Why Warehouse Rents Keep Going Up While Demand Is Dropping by wsj

Warehouse rental prices across the U.S. have never been as high as they were in the second quarter, when the average asking rent for industrial space reached $9.59 a square foot.

That was 16.1% higher than the same period last year, said commercial real-estate services firm Cushman & Wakefield, and extended a four-year run of rising leasing costs that has pushed the price of warehouse space up 50% since the spring of 2020, when exploding consumer demand driven by the pandemic sent the market for warehouses skyrocketing.

In some markets, rents are rising even faster. The average asking rent in the Tampa Bay, Fla., region jumped 32.2% in the second quarter year-over-year, according to real-estate services firm JLL.

Yet vacancy rates for industrial real estate are also rising, reaching 4.1% in the second quarter after bottoming out at close to 3% late in 2022, when experts said hot markets like Southern California were effectively full.

The rush to find storage sites has slowed to a crawl: Newly-leased space fell by nearly 36% in the second quarter, according to Cushman & Wakefield, to 141 million square feet, as consumer spending pivoted from goods to services and big retailers sought to burn off excess inventories.

The gap between falling demand and rising prices is in part the result of particular dynamics of the industrial real-estate market, experts say, where warehouse operators and their customers typically sign deals for three to five years, basing leasing decisions on long-term prospects rather than short-term market conditions.

Industry experts also say the rising vacancy rates also disguise a fundamental factor driving the sector: The broader market for warehouse space remains extremely tight by historical standards, with availability still far below prepandemic levels.

The 4.1% vacancy rate last quarter was sharply higher than the 3.5% rate in the first three months of the year, but still well below the 5% average vacancy rate of 2020, according to Cushman & Wakefield.

Mehtab Randhawa, global head of industrial research at JLL, said companies are still competing for space in some cases, which is driving up rents even as shifting consumer spending and rising interest rates weigh on leasing decisions.

Suppliers to manufacturers that are opening production facilities in the U.S. are taking on warehouse space, for example, Randhawa said, helping replace some of the falling demand from e-commerce retailers.

Leasing has fallen “from the abnormal highs that we saw in 2021 and 2022 postpandemic,” Randhawa said. “It’s normalizing now.”

Jason Price, senior research director for U.S. industrial at Cushman & Wakefield, said a flood of facilities built over the past year, as warehouse operators raced to keep up with demand, is also driving up the average rental rate.
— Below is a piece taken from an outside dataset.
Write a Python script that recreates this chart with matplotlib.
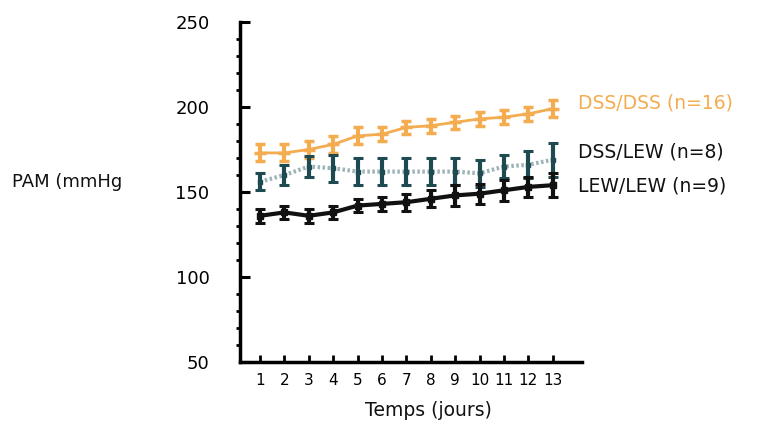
import matplotlib
matplotlib.use("Agg")
import matplotlib.pyplot as plt
from matplotlib.ticker import MultipleLocator

days = list(range(1, 14))
dss_dss = [173, 173, 175, 178, 183, 184, 188, 189, 191, 193, 194, 196, 199]
dss_dss_err = [5, 5, 5, 5, 5, 4, 4, 4, 4, 4, 4, 4, 5]
dss_lew = [156, 160, 165, 164, 162, 162, 162, 162, 162, 161, 165, 166, 169]
dss_lew_err = [5, 6, 6, 8, 8, 8, 8, 8, 8, 8, 7, 8, 10]
lew_lew = [136, 138, 136, 138, 142, 143, 144, 146, 148, 149, 151, 153, 154]
lew_lew_err = [4, 4, 4, 4, 4, 4, 5, 5, 6, 6, 6, 6, 7]

orange = "#F4AC50"
teal = "#1E4A52"
teal_line = "#9DB3B5"

fig = plt.figure(figsize=(7.79, 4.24), dpi=100)
ax = fig.add_axes([240/779, 62/424, (582-240)/779, (362-22)/424])

ax.errorbar(days, dss_dss, yerr=dss_dss_err, color=orange, lw=2, capsize=3.5,
            capthick=2, elinewidth=3, marker="_", ms=9, mew=2.5, zorder=3)
ax.plot(days, dss_lew, color=teal_line, lw=3, ls=(0, (0.6, 0.6)), zorder=2)
ax.errorbar(days, dss_lew, yerr=dss_lew_err, color=teal, lw=0, capsize=3.5,
            capthick=2.2, elinewidth=3, marker="s", ms=3, zorder=4)
ax.errorbar(days, lew_lew, yerr=lew_lew_err, color="#111111", lw=3, capsize=3.5,
            capthick=2.2, elinewidth=3, marker="s", ms=4, zorder=5)

ax.set_xlim(0.18, 14.2)
ax.set_ylim(50, 250)
ax.set_xticks(days)
ax.set_xticklabels([str(d) for d in days], fontsize=11)
ax.yaxis.set_major_locator(MultipleLocator(50))
ax.yaxis.set_minor_locator(MultipleLocator(10))
ax.tick_params(axis="y", which="major", direction="in", length=7, width=2.2, labelsize=13, pad=22)
ax.tick_params(axis="y", which="minor", direction="out", length=3, width=2)
ax.tick_params(axis="x", which="major", direction="in", length=5, width=2, pad=8)
for s in ["top", "right"]:
    ax.spines[s].set_visible(False)
for s in ["left", "bottom"]:
    ax.spines[s].set_linewidth(2.5)

fig.text(578/779, 1 - 103/424, "DSS/DSS (n=16)", color=orange, fontsize=13.5, va="center")
fig.text(578/779, 1 - 152/424, "DSS/LEW (n=8)", color="#111111", fontsize=13.5, va="center")
fig.text(578/779, 1 - 186/424, "LEW/LEW (n=9)", color="#111111", fontsize=13.5, va="center")
fig.text(12/779, 1 - 182/424, "PAM (mmHg", color="#111111", fontsize=13, va="center")
fig.text(428/779, 1 - 410/424, "Temps (jours)", color="#111111", fontsize=13.5, va="center", ha="center")

fig.savefig("out.png", dpi=100)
About 139.5 million square feet of industrial space wrapped up construction in the second quarter, some of it replacing older facilities with new sites better outfitted for automation and other contemporary logistics strategies.

“These are priced at a premium over the market average in most cases, and that just naturally pushes the recorded average asking rents upwards,” Price said.

Even though average rental rates are rising, some companies are able to find better deals on space than they had the past few years, Price said. Tenants have “more options on the table for them, whether it’s within new construction or previously existing product,” he said.

Developers have recently been paring back projects amid declining leasing activity and rising interest rates, which could prolong a shortfall of logistics space and put additional pressure on asking rents, industry experts said.

Prologis, the world’s largest builder of logistics properties, said construction starts were down about 40% in the second quarter across the U.S. markets where it operates.

“We see deliveries in 2024 falling short of demand, reducing vacancy over the course of next year,” said Timothy Arndt, chief financial officer of Prologis, on an earnings call July 18.

Price said he expects rents will keep rising this year and next, but at a slower rate than they did at the height of the pandemic-driven demand.

“We’re not projecting rents to revert downward at all,” he said.